L’ondata di gelo del gennaio 1985 è rimasta scolpita nella memoria collettiva degli italiani come un evento meteorologico straordinario, spesso ricordato come “la nevicata del secolo“. Questo episodio eccezionale non solo segnò profondamente il territorio nazionale, ma divenne un caso di studio emblematico per meteorologi e climatologi, dimostrando l’impatto devastante e l’imprevedibilità della natura. La portata dell’evento fu anticipata con grande competenza dal colonnello Andrea Baroni, che il 31 dicembre 1984 annunciò un’imminente ondata di freddo anomala, dovuta a un fenomeno di “riscaldamento stratosferico polare“. La capacità di Baroni di comunicare efficacemente con il pubblico, traducendo un linguaggio tecnico in messaggi chiari e accessibili, si rivelò fondamentale per preparare il Paese a un fenomeno di questa portata. La sua previsione fu un esempio eccellente di come la comunicazione meteorologica possa salvare vite e mitigare i danni in situazioni di emergenza.
Le dinamiche atmosferiche che portarono a questo evento furono complesse e straordinarie.
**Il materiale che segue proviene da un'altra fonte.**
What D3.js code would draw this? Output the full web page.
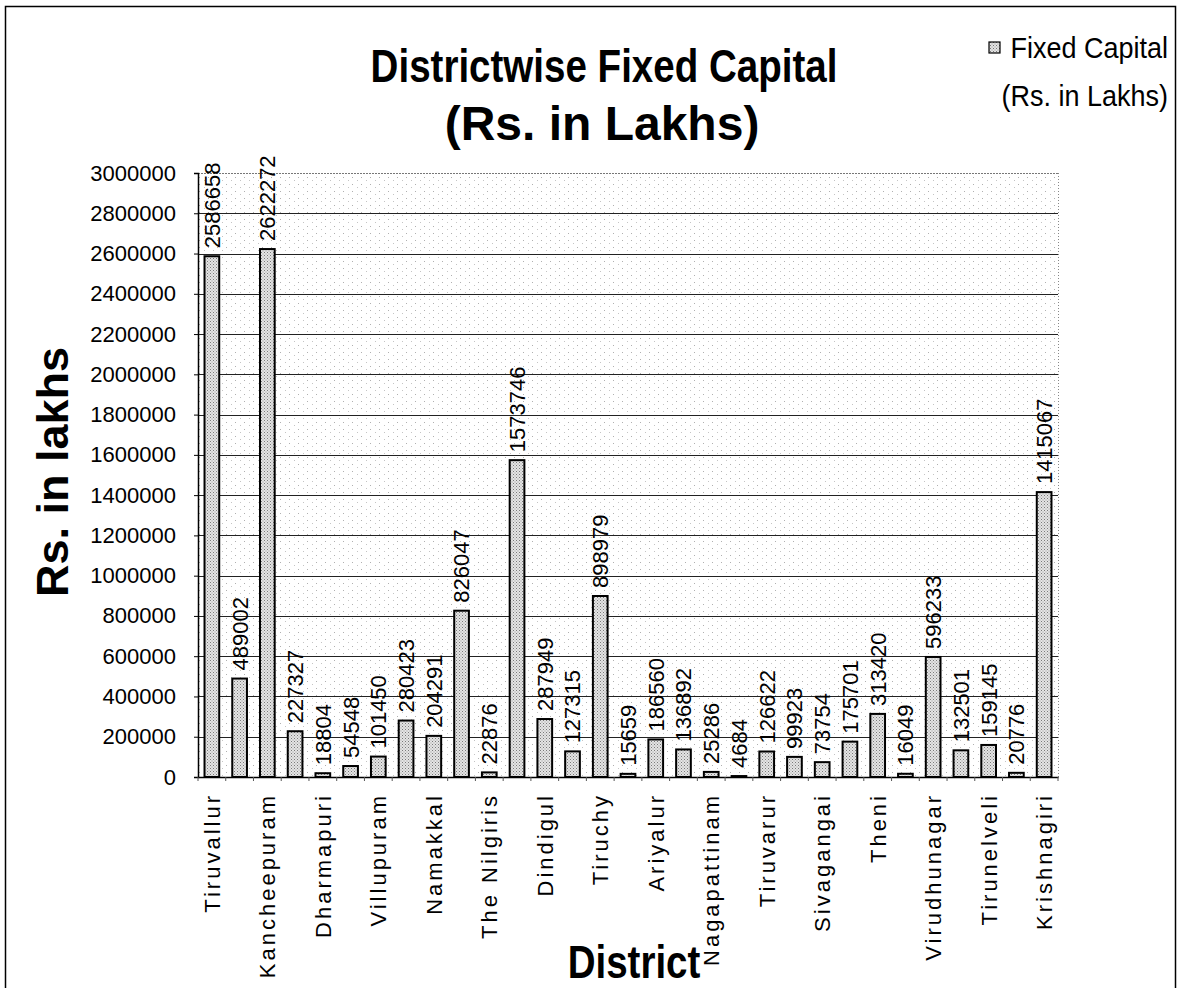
<!DOCTYPE html>
<html>
<head>
<meta charset="utf-8">
<script src="https://cdn.jsdelivr.net/npm/d3@7"></script>
<style>
html,body{margin:0;padding:0;background:#fff;}
svg{display:block;}
</style>
</head>
<body>
<svg id="chart" width="1180" height="988"></svg>
<script>
const categories = ["Tiruvallur","Chennai","Kancheepuram","Vellore","Dharmapuri","Tiruvannamalai","Villupuram","Salem","Namakkal","Erode","The Nilgiris","Coimbatore","Dindigul","Karur","Tiruchy","Perambalur","Ariyalur","Cuddalore","Nagapattinam","Thanjavur","Tiruvarur","Pudukkottai","Sivagangai","Madurai","Theni","Ramanathapuram","Virudhunagar","Thoothukudi","Tirunelveli","Kanniyakumari","Krishnagiri"];
const fixedCapital = [2586658,489002,2622272,227327,18804,54548,101450,280423,204291,826047,22876,1573746,287949,127315,898979,15659,186560,136892,25286,4684,126622,99923,73754,175701,313420,16049,596233,132501,159145,20776,1415067];
const shownLabels = ["Tiruvallur","Kancheepuram","Dharmapuri","Villupuram","Namakkal","The Nilgiris","Dindigul","Tiruchy","Ariyalur","Nagapattinam","Tiruvarur","Sivagangai","Theni","Virudhunagar","Tirunelveli","Krishnagiri"];
const yTicks = [0,200000,400000,600000,800000,1000000,1200000,1400000,1600000,1800000,2000000,2200000,2400000,2600000,2800000,3000000];
const titleLines = ["Districtwise Fixed Capital","(Rs. in Lakhs)"];
const legendLines = ["Fixed Capital","(Rs. in Lakhs)"];

const svg = d3.select("#chart");
const plot = {left:198, right:1058, top:173, bottom:777};
const FONT = "'Liberation Sans', Arial, sans-serif";

const defs = svg.append("defs");
const bp = defs.append("pattern").attr("id","barFill").attr("patternUnits","userSpaceOnUse").attr("width",3).attr("height",3);
bp.append("rect").attr("width",3).attr("height",3).attr("fill","#e4e4e4");
bp.append("rect").attr("x",0).attr("y",0).attr("width",1).attr("height",1).attr("fill","#7a7a7a");
bp.append("rect").attr("x",1.5).attr("y",1.5).attr("width",1).attr("height",1).attr("fill","#9a9a9a");
const bg = defs.append("pattern").attr("id","bgFill").attr("patternUnits","userSpaceOnUse").attr("width",9).attr("height",7);
bg.append("rect").attr("width",9).attr("height",7).attr("fill","#ffffff");
bg.append("rect").attr("x",1).attr("y",2).attr("width",1).attr("height",1).attr("fill","#b0b0b0");
bg.append("rect").attr("x",6).attr("y",5).attr("width",1).attr("height",1).attr("fill","#c4c4c4");

// outer frame
svg.append("rect").attr("x",5.5).attr("y",6.5).attr("width",1170).attr("height",1000)
  .attr("fill","none").attr("stroke","#000").attr("stroke-width",1.5);

const x = d3.scaleBand().domain(categories).range([plot.left, plot.right]).paddingInner(0.47).paddingOuter(0.235);
const y = d3.scaleLinear().domain([0,3000000]).range([plot.bottom, plot.top]);

// plot background
svg.append("rect").attr("x",plot.left).attr("y",plot.top).attr("width",plot.right-plot.left).attr("height",plot.bottom-plot.top)
  .attr("fill","url(#bgFill)");

// gridlines
svg.append("g").selectAll("line").data(yTicks.filter(d=>d>0)).join("line")
  .attr("x1",plot.left).attr("x2",plot.right)
  .attr("y1",d=>Math.round(y(d))+0.5).attr("y2",d=>Math.round(y(d))+0.5)
  .attr("stroke",d=>d===3000000?"#777":"#222").attr("stroke-width",1)
  .attr("stroke-dasharray",d=>d===3000000?"2,1":null);

// right border of plot
svg.append("line").attr("x1",plot.right+0.5).attr("x2",plot.right+0.5).attr("y1",plot.top).attr("y2",plot.bottom)
  .attr("stroke","#888").attr("stroke-dasharray","1,2");

// bars
svg.append("g").selectAll("rect").data(categories).join("rect")
  .attr("x",d=>x(d)).attr("width",x.bandwidth())
  .attr("y",(d,i)=>y(fixedCapital[i])).attr("height",(d,i)=>y(0)-y(fixedCapital[i]))
  .attr("fill","url(#barFill)").attr("stroke","#000").attr("stroke-width",2);

// value labels
svg.append("g").selectAll("text").data(categories).join("text")
  .attr("transform",(d,i)=>`translate(${x(d)+x.bandwidth()/2},${y(fixedCapital[i])-8}) rotate(-90)`)
  .attr("dy","0.36em").attr("text-anchor","start")
  .attr("font-family",FONT).attr("font-size",22)
  .attr("fill","#000")
  .text((d,i)=>fixedCapital[i]);

// y axis
const yAxis = d3.axisLeft(y).tickValues(yTicks).tickSize(4).tickPadding(18).tickFormat(d3.format("d"));
const gy = svg.append("g").attr("transform",`translate(${plot.left},0)`).call(yAxis);
gy.select(".domain").attr("stroke","#000").attr("stroke-width",1.5);
gy.selectAll(".tick line").attr("stroke","#000");
gy.selectAll(".tick text").attr("font-family",FONT).attr("font-size",22).attr("fill","#000");

// x axis
const xAxis = d3.axisBottom(x).tickValues(categories.filter(c=>shownLabels.includes(c))).tickSize(0).tickPadding(0).tickFormat(d=>d);
const gx = svg.append("g").attr("transform",`translate(0,${plot.bottom})`).call(xAxis);
gx.select(".domain").attr("stroke","#000").attr("stroke-width",1.5);
gx.selectAll(".tick text")
  .attr("transform","translate(0,16) rotate(-90)")
  .attr("x",0).attr("y",0).attr("dy","0.36em")
  .attr("text-anchor","end")
  .attr("font-family",FONT).attr("font-size",22)
  .attr("letter-spacing","3px").attr("fill","#000");
// small category boundary ticks
svg.append("g").selectAll("line").data(d3.range(categories.length+1)).join("line")
  .attr("x1",i=>plot.left + i*x.step()).attr("x2",i=>plot.left + i*x.step())
  .attr("y1",plot.bottom).attr("y2",plot.bottom+4).attr("stroke","#555").attr("stroke-width",1);

// titles (condensed)
const title = svg.append("g").attr("font-family",FONT)
  .attr("font-weight","bold").attr("text-anchor","middle").attr("fill","#000");
title.append("text").attr("font-size",47).attr("transform","translate(604,82) scale(0.82,1)").text(titleLines[0]);
title.append("text").attr("font-size",48).attr("transform","translate(602,140) scale(1.0,1)").text(titleLines[1]);

// legend
svg.append("rect").attr("x",989).attr("y",42).attr("width",11).attr("height",11)
  .attr("fill","url(#barFill)").attr("stroke","#000").attr("stroke-width",1.2);
const leg = svg.append("g").attr("font-family",FONT)
  .attr("font-size",30).attr("fill","#000").attr("text-anchor","end");
leg.append("text").attr("transform","translate(1168,58) scale(0.9,1)").text(legendLines[0]);
leg.append("text").attr("transform","translate(1168,106) scale(0.9,1)").text(legendLines[1]);

// axis titles
svg.append("text").attr("transform","translate(52,472) rotate(-90)").attr("dy","0.36em")
  .attr("text-anchor","middle").attr("font-family",FONT)
  .attr("font-weight","bold").attr("font-size",45).attr("fill","#000").text("Rs. in lakhs");
svg.append("text").attr("transform","translate(634,978) scale(0.82,1)").attr("text-anchor","middle")
  .attr("font-family",FONT)
  .attr("font-weight","bold").attr("font-size",47).attr("fill","#000").text("District");
</script>
</body>
</html>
Un anomalo anticiclone tra Islanda e Groenlandia favorì la formazione di una saccatura alimentata dalla corrente a getto polare. A questa si aggiunse un ciclone tirrenico al suolo, associato a un’isoterma di -20°C a 850 hPa, mentre l’aria artica continentale affluiva direttamente dalla Siberia. Questi fattori si combinarono in un sistema meteorologico perfetto, in grado di portare gelo intenso e nevicate di portata storica.
L’impatto dell’ondata di gelo fu devastante. Nevicate significative interessarono non solo le regioni settentrionali, ma anche aree insolitamente miti come l’Isola d’Elba, Ischia e la Sardegna. Roma, in un’immagine ormai iconica, fu coperta da uno spesso strato di neve che avvolse Piazza San Pietro e i suoi monumenti. Le temperature scesero a livelli eccezionali, come i -10°C registrati a Foggia, mentre al Nord Italia città come Milano e Torino furono paralizzate dalla neve e dal gelo.
Le infrastrutture subirono danni gravissimi. A Milano, il peso della neve causò il crollo di tetti, tra cui quello del Velodromo Vigorelli, oltre a strutture scolastiche e il Palazzo dello Sport. I trasporti furono quasi completamente bloccati: autostrade impraticabili, aeroporti chiusi e un funzionamento ridotto al minimo dei treni. La capitale e altre grandi città affrontarono difficoltà senza precedenti, con scuole chiuse, approvvigionamenti alimentari ridotti e problemi ai sistemi di riscaldamento.
L’agricoltura subì danni enormi, soprattutto agli oliveti del Centro Italia, compromessi da gelate che distrussero intere coltivazioni. Complessivamente, solo a Milano, i danni furono stimati in oltre 250 miliardi di lire, una cifra che testimonia l’impatto economico devastante dell’evento. Sul fronte della sicurezza, l’emergenza mobilitò migliaia di membri delle forze dell’ordine e dell’esercito, impegnati a garantire i soccorsi e il ripristino della normalità.
Il gennaio 1985 rappresenta non solo un esempio di straordinaria violenza climatica, ma anche un monito sull’importanza di previsioni accurate, di una comunicazione chiara e di infrastrutture pronte ad affrontare emergenze meteorologiche estreme. In un’epoca in cui i cambiamenti climatici stanno alterando i pattern atmosferici globali, eventi come questo ci ricordano quanto sia cruciale investire nella preparazione e nella resilienza, per proteggere le comunità da fenomeni sempre più imprevedibili e intensi. L’eredità di quel gennaio gelido rimane un simbolo di come la natura, con la sua potenza, possa cambiare per sempre il volto di un Paese.